Another change from the usual pattern is that much of the story is told from the P.O.V. of eleven-year-old Jin Sato, a runaway and semi-orphan with an intense interest in any form of animal life. At the moment, he’s scraping by on the roof of an abandoned cryogenics facility, where his menagerie of small animals can be kept corralled. (Except for the occasional chicken jumping off the roof.) Jin rescues Miles from a kidnapping gone wrong and Miles takes the opportunity to investigate the local society and political situation from the bottom up — which, naturally, reveals a number of problems and crimes he would not otherwise have happened upon. Miles being Miles, he undertakes not only to see that the mighty are brought low, he also rescues Jin’s mother, brings his clone-brother, Mark, into the action, and engages in covert ops himself for the first time in years.

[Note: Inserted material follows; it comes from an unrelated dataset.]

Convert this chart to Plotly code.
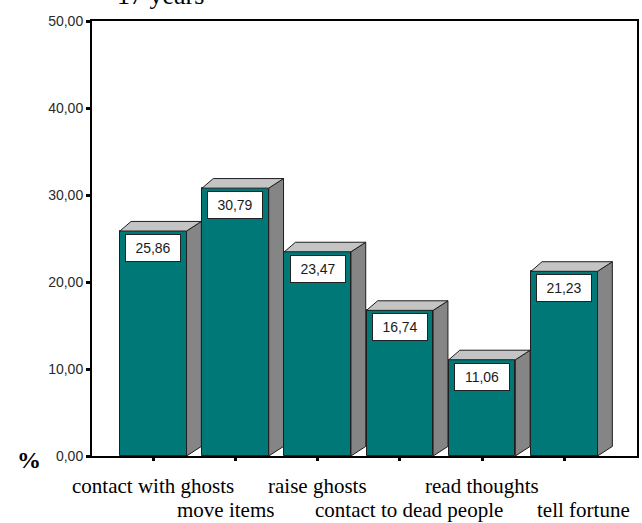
import plotly.graph_objects as go

# Data
categories = ["contact with ghosts", "move items", "raise ghosts",
              "contact to dead people", "read thoughts", "tell fortune"]
percent = [25.86, 30.79, 23.47, 16.74, 11.06, 21.23]
y_tick_vals = [0, 10, 20, 30, 40, 50]
y_tick_text = ["0,00", "10,00", "20,00", "30,00", "40,00", "50,00"]
title_text = "17 years"
unit_text = "%"

# Styling
TEAL = "#007878"
SIDE = "#858585"
TOP = "#c4c4c4"
EDGE = "#1e1e1e"
BAR_W = 0.81      # front face width (category units)
DX_R = 0.18       # depth offset of the right edge
DX_L = 0.135      # depth offset of the left edge
DY = 1.1          # depth rise (value units)
label_shift = [0, -10, 0, 9, 0, 19]   # pixel nudges for the category labels
label_row = [0, 1, 0, 1, 0, 1]

W, H = 642, 523
ML, MR, MT, MB = 92, 3, 21, 67
PW, PH = W - ML - MR, H - MT - MB


def px_to_paper_x(px):
    return (px - ML) / PW


def px_to_paper_y(py):
    return (H - MB - py) / PH


xs = list(range(len(categories)))

# 3D side and top faces computed from the bar values
side_x, side_y, top_x, top_y = [], [], [], []
for i, v in zip(xs, percent):
    xl, xr = i - BAR_W / 2, i + BAR_W / 2
    side_x += [xr, xr, xr + DX_R, xr + DX_R, xr, None]
    side_y += [0, v, v + DY, DY, 0, None]
    top_x += [xl, xl + DX_L, xr + DX_R, xr, xl, None]
    top_y += [v, v + DY, v + DY, v, v, None]

fig = go.Figure()
fig.add_trace(go.Scatter(x=side_x, y=side_y, mode="lines", fill="toself",
                         fillcolor=SIDE, line=dict(color=EDGE, width=1),
                         hoverinfo="skip", showlegend=False))
fig.add_trace(go.Scatter(x=top_x, y=top_y, mode="lines", fill="toself",
                         fillcolor=TOP, line=dict(color=EDGE, width=1),
                         hoverinfo="skip", showlegend=False))
fig.add_trace(go.Bar(x=xs, y=percent, width=BAR_W,
                     marker=dict(color=TEAL, line=dict(color=EDGE, width=1)),
                     showlegend=False, hovertext=categories))

annotations = []
# value boxes
for i, v in zip(xs, percent):
    annotations.append(dict(
        x=i, y=v, xref="x", yref="y", yanchor="top", yshift=-3,
        text=f"{v:.2f}".replace(".", ","), showarrow=False,
        font=dict(family="Liberation Sans, Arial", size=14, color="#1a1a1a"),
        bgcolor="white", bordercolor="#222", borderwidth=1, borderpad=5,
        width=44))

# staggered category labels
row_y = [px_to_paper_y(486), px_to_paper_y(510)]
for i, (cat, r, s) in enumerate(zip(categories, label_row, label_shift)):
    annotations.append(dict(
        x=i, y=row_y[r], xref="x", yref="paper", yanchor="middle",
        xanchor="center", xshift=s, text=cat, showarrow=False,
        font=dict(family="Liberation Serif, Times New Roman", size=21,
                  color="black")))

annotations.append(dict(
    x=px_to_paper_x(29), y=px_to_paper_y(460), xref="paper", yref="paper",
    xanchor="center", yanchor="middle", text=f"<b>{unit_text}</b>",
    showarrow=False,
    font=dict(family="Liberation Serif, Times New Roman", size=24,
              color="black")))

annotations.append(dict(
    x=px_to_paper_x(161), y=px_to_paper_y(-5), xref="paper", yref="paper",
    xanchor="center", yanchor="middle", text=title_text, showarrow=False,
    font=dict(family="Liberation Serif, Times New Roman", size=26,
              color="black")))

fig.update_layout(
    width=W, height=H,
    margin=dict(l=ML, r=MR, t=MT, b=MB),
    paper_bgcolor="white", plot_bgcolor="white",
    bargap=0,
    annotations=annotations,
    xaxis=dict(range=[-0.745, 5.885], tickvals=xs, showticklabels=False,
               ticks="outside", ticklen=3, tickwidth=3, tickcolor="black",
               showline=True, linecolor="black", linewidth=2, mirror=True,
               showgrid=False, zeroline=False, fixedrange=True),
    yaxis=dict(range=[0, 50], tickvals=y_tick_vals, ticktext=y_tick_text,
               ticks="outside", ticklen=4, tickwidth=3, tickcolor="black",
               tickfont=dict(family="Liberation Sans, Arial", size=14,
                             color="#2a2a2a"),
               showline=True, linecolor="black", linewidth=2, mirror=True,
               showgrid=False, zeroline=False, fixedrange=True),
)

fig.write_html("out.html")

Miles always knows how to enjoy himself while getting things done.

This isn’t one of the best in the Vorkosigan series, but it’s not bad. It seems a little lightweight and rushed in places, as if Bujold simply had a contract to fulfill with her publisher. But it’s still an enjoyable read. However, the narrative ends with a major change in Miles’s life, so that subsequent episodes will have to be somewhat different from what went before. I’ll be very curious to see how she — and Miles — handle things in his new life.